I understood this as creating a DFA that handles (00010 + 1101 + 1010)*(0+1)

but under further clarification from the teacher this means that the parity bit is only added on once!

My current diagram that i have attached fails this test. Ive spent the last 2 weeks trying to modify this to only add on one parity bit and accept the string but for the life of me i cant work out how.

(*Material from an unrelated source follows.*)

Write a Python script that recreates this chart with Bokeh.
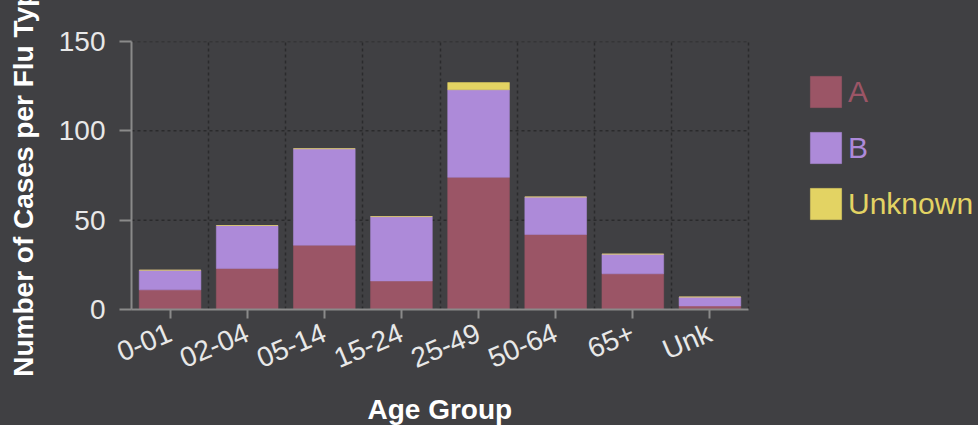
from bokeh.plotting import figure
from bokeh.models import (Range1d, FixedTicker, Legend, LegendItem, ColumnDataSource, Title)
from bokeh.embed import file_html
from bokeh.resources import INLINE

# ---- data ----
age_groups = ["0-01", "02-04", "05-14", "15-24", "25-49", "50-64", "65+", "Unk"]
type_a = [11, 23, 36, 16, 74, 42, 20, 2]
type_b = [11, 24, 54, 36, 49, 21, 11, 5]
type_unknown = [0, 0, 0, 0, 4, 0, 0, 0]
series_names = ["A", "B", "Unknown"]
y_ticks = [0, 50, 100, 150]

# ---- styles ----
BG = "#404043"
COLORS = ["#9b5566", "#ad8ad9", "#e3d363"]
FONT = "Liberation Sans"
GRID = "#2a2a2c"

n = len(age_groups)
centers = [i + 0.5 for i in range(n)]
src = ColumnDataSource(dict(x=centers, A=type_a, B=type_b, Unknown=type_unknown))

W, H = 978, 425
FRAME_L, FRAME_R, FRAME_T, FRAME_B = 131, 748, 41, 309
px_per_cat = (FRAME_R - FRAME_L) / n
x_end = (W - FRAME_L) / px_per_cat   # frame extends under the legend area

p = figure(width=W, height=H,
           x_range=Range1d(0, x_end),
           y_range=Range1d(0, 150),
           output_backend="svg", toolbar_location=None,
           min_border_left=FRAME_L, min_border_right=0,
           min_border_top=FRAME_T, min_border_bottom=H - FRAME_B,
           styles={"background-color": BG})

p.background_fill_color = BG
p.border_fill_color = BG
p.outline_line_color = None
p.outline_line_alpha = 0

# horizontal grid lines, limited to the category area
p.ygrid.visible = False
p.segment(x0=0, x1=n, y0=y_ticks, y1=y_ticks, line_color=GRID,
          line_dash="3 3", line_width=1.5, level="underlay")

# vertical grid lines between the age groups
p.xgrid.ticker = FixedTicker(ticks=[float(i) for i in range(1, n + 1)])
p.xgrid.grid_line_color = GRID
p.xgrid.grid_line_dash = "3 3"
p.xgrid.grid_line_width = 1.5

renderers = p.vbar_stack(series_names, x="x", width=0.8, source=src,
                         fill_color=COLORS, line_color=COLORS, line_alpha=0.55,
                         line_width=1)

# axes
p.xaxis.ticker = FixedTicker(ticks=centers)
p.xaxis.major_label_overrides = {c: lab for c, lab in zip(centers, age_groups)}
p.xaxis.bounds = (0, n)
p.yaxis.ticker = FixedTicker(ticks=y_ticks)
for ax in (p.xaxis, p.yaxis):
    ax.axis_line_color = "#8a8a8a"
    ax.axis_line_width = 2
    ax.major_tick_line_color = "#8a8a8a"
    ax.major_tick_line_width = 2
    ax.major_tick_in = 0
    ax.minor_tick_line_color = None
    ax.major_label_text_color = "#e8e8e8"
    ax.major_label_text_font = FONT
    ax.major_label_text_font_size = "28px"
    ax.axis_label_text_color = "#ffffff"
    ax.axis_label_text_font = FONT
    ax.axis_label_text_font_size = "28px"
    ax.axis_label_text_font_style = "bold"

p.xaxis.major_tick_out = 9
p.yaxis.major_tick_out = 12
p.yaxis.major_label_standoff = 14
p.xaxis.major_label_standoff = 13
p.xaxis.major_label_orientation = 0.4
p.yaxis.axis_label = "Number of Cases per Flu Type"
p.yaxis.axis_label_standoff = 17

# x-axis title, centred under the category area
p.add_layout(Title(text="Age Group", align="left", offset=236,
                   text_font=FONT, text_font_size="28px", text_font_style="bold",
                   text_color="#ffffff", standoff=2), "below")

# legends (one per series so each label gets its own colour)
# Bokeh insets area glyphs by 10%, so a 39px glyph box gives a ~31px swatch
legend_offsets = [198, 142, 86]
for r, name, col, yoff in zip(renderers, series_names, COLORS, legend_offsets):
    leg = Legend(items=[LegendItem(label=name, renderers=[r])],
                 location=(806 - FRAME_L, yoff),
                 label_text_color=col, label_text_font=FONT,
                 label_text_font_size="30px", label_standoff=3,
                 glyph_width=39, glyph_height=39, label_height=39,
                 padding=0, margin=0, border_line_color=None,
                 background_fill_alpha=0)
    p.add_layout(leg)

open("out.html", "w").write(file_html(p, INLINE))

Can anyone here help me understand how to do parity bits with DFA's? Am I way off the mark with my working out.

Thanks.

Answer 1

You essentially need two copies of the (00010 + 1101 + 1010) automaton to distinguish the parity, i.e., we need to keep track of the overall parity as well as the 0-1-sequence since the last completed $(00010+1101+1010)^\star$ (fortunately, there is always only one way to reach every valid string):

Thus create nodes carrying mnemonic labels: even, odd0, even00, odd000, odd0001; even1, even11, odd110; odd10, odd101; odd, even0, odd00, even000, even0001; odd1, odd11, even110; even10, even101. Create an arrow labelled 0 from $p\alpha$ to $q\beta$ (where $p,q\in\{\text{even},\text{odd}\}$ and $\alpha,\beta\in\{0,1\}^\star$) if

• $p\ne q$ and $\beta=\alpha0$ or
• $p\ne q$, $\beta=\epsilon$, and $\alpha$ is $0001$ or $101$

Similarly, draw an arrow labelled 1 if

• $p=q$ and $\beta=\alpha1$ or
• $p=q$, $\beta=\epsilon$, and $\alpha=110$

The starting node is "even" and the accepting nodes are "even" and "even0".